Thursday, May 31, 2012

Pollination or love at Springtime.

fredhatt.com

There they are sitting on the porch feasting on sunbeams half-wild, pollinated and almost abandoned.
Spring is covering everything with her yellow dust.  She has every plant in sight growing as if today is their last day of sunlight.  I have been working like a mad woman, washing walls, cleaning railings and scrubbing screens.  Even so, my porch is not a garden.  My porch is uninhabited.  Wherever I stand or sit down to rest, spring reminds me that summer is coming.  She keeps dumping that sallow powder in my hair and on my chair.

This time around, the realization of a porch garden has been a lesson in delayed gratification.  Its completion is an act of love, a pleasure, a luxury.  Yet I feel overwhelmed and almost beaten.  I am anxious.  It seems like the first time just happened, but every mother knows that that is not so.  I have simply forgotten.  Carefully I press on, working on my porch garden, hoping that it will be full of plants before spring exhales her last breath and summer inhales it.

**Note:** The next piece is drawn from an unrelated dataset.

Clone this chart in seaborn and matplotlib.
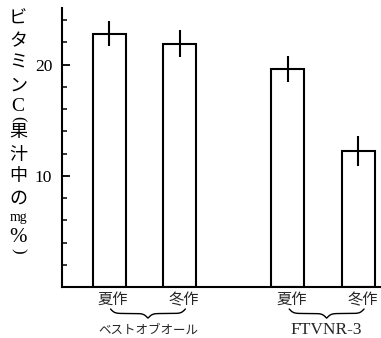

The plants are out of place, pots upon pots and potting soil, my family is put out of place.  We have a house full of guests; they sit in all the sunniest spots.  It is just like a delay at an airport around Christmas, time.  They should only have been passing through yet here they are.  A big beauteous mess of freshness greeting you every time you pass by.  Egg box seedlings, houseplants, sun lovers, herbs and vegetable plants are everywhere.  New slips and old slips some with roots and others without.  The connecting flight to destination unfinished is me.  They are all waiting for me to open the back door to the Porch Garden.

Yes, I am quite aware.  This is my idea, my space, my air.

2 comments:

  1. That's an absolutely mesmerizing essay on spring and plants. It sure shows exactly what it is like. I hope you get it all worked out soon. Summer is already here and it is very dry so not good for planting. Happy Planting!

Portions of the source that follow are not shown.